The approach Nasira’s family takes is to set her up with a friend of her father’s, who is waaaaaaaaaaaaaaay older and shares nothing in common with Nasira.  When she approaches her father about her concerns, he listens (!?!?!?!) and doesn’t press the issue (!!?!??!?!).  My expectations of men are exceedingly low this Feminist February, so I was pleasantly surprised.

As Nasira and Rochel’s friendship grows, they experience some major side-eye from their families, and initially Nasira isn’t welcome even to go over and work on lesson plans at Rochel’s.  If anything, my biggest complaint is that this tension is glossed over, never completely addressed or resolved.

Eventually, Nasira’s father introduces her to a young engineer who is a much better conversationalist and is just prettier, frankly.

Shared interests:  unblinking staring and sitting really uncomfortably on couches

Rochel, on the other hand, is burnt out with these horrible dates and finally decides enough is enough.  After a major fight with her mom, Rochel leaves home to stay with her cousin, the black sheep of the family who broke away from Orthodox traditions years ago.  Rochel has some serious decisions to make about what she wants her future to be.

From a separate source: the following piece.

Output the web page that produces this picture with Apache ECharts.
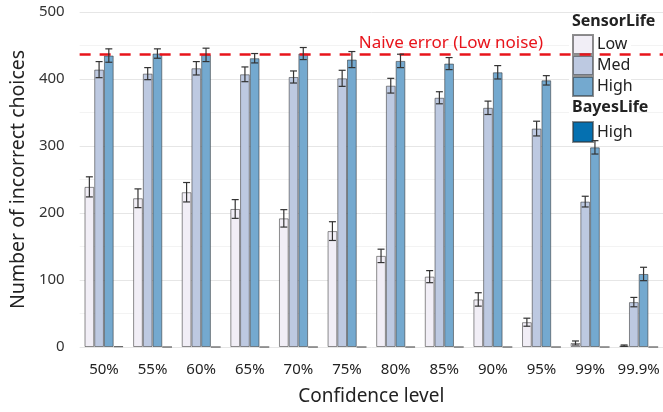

Rebellion = wearing polos and ducking out of parties early.

Sensing her friend’s unhappiness, Nasira intervenes to set her up with the perfect guy.  Does her plan succeed or backfire completely?

The Rating:

4/5 Pink Panther Heads

This is light on plot, but I really appreciated the simplicity of this film.  The shared traditions of two religions who have been portrayed as hostile to each other are highlighted, and the differences are acknowledged but fall aside.  At the same time, the oversimplification of religious tension is sometimes a bit difficult to manage.

It’s nice to see conservative religions depicted positively since they are so often dismissed as being completely bizarre or antiquated.  On the other hand, there is some tension hinted at in the form of Rochel’s cousin being cut off after rejected Orthodox Judaism, but this is glossed over.  As mentioned earlier, both families are prejudiced towards the other, but no one acknowledges it.

All of this aside, this is essentially a story about friendship across cultural and religious divides.  Nasira and Rochel have a very sweet, drama-free friendship.  It’s so refreshing to have a story about this rather than a melodramatic forbidden love story.

I also really loved the treatment of teachers as people in this—most teachers in movies I can think of are only there to courageously educate and inspire the youth.  Which is a noble mission, but I find it difficult to believe every classroom looks like it comes straight out of Stand and Deliver.

This isn’t necessarily a modern classic, but it’s quite sweet and succeeds in making a very different lifestyle feel comfortable and routine.

Was this film a perfect match for my blog wife or would she ditch it to party in Brooklyn?  Find out here!

6 thoughts on “Feminist February: Arranged”

  1. It was sweet, wasn’t it? But I also noticed the glossing over of certain things and it’s a shame. Like you say though, not everything has to be drama filled and it is refreshing to find a film with this positive spin on faith. Nice pick. xoxo

    Liked by 1 person

    1. I realized autocorrect changed Rochel to Rachel and I missed it…OH NO, I AM ALL OF THE PEOPLE WHO ASKED HER TO PRONOUNCE HER NAME 6,000 TIMES.
      I do think it’s important to talk about conservative religions because I KNOW I’ve been that awful principal, at least in my head. It’s really hard for me to look at religion without a critical eye, though…it really hasn’t been a great thing for women historically.
      I really enjoyed the relationship between the 2 women, esp. when Nasira went into super stealth mode to introduce Rochel to…er, Ben? Was that it? I already forget his name. Sorry, dude, but you had one minor role to fulfill here.


      1. SAME! I even thought in my head about how old fashioned any form of religion feels, like to me it was something we were required to do in school (I went to catholic schools) but it was never about choice. As I got older I got into the iconography and enjoyed the stories from a story POV but I was never into any religion, none of my family really were. So I’m with you there. I also had the thought about how pretty Nasira is and what a shame she’s covering her hair. I liked their friendship too, it was innocent and pure. Fuck knows what his name was, wasn’t it… Gideon? xoxo

        Liked by 1 person

    1. It was a sweet little film! And yes–imagine that, a father actually listening to his daughter. So important.
      Thanks for your movie recommendation, btw! Sounds amazing in a horrible kind of way…and that’s always my preference!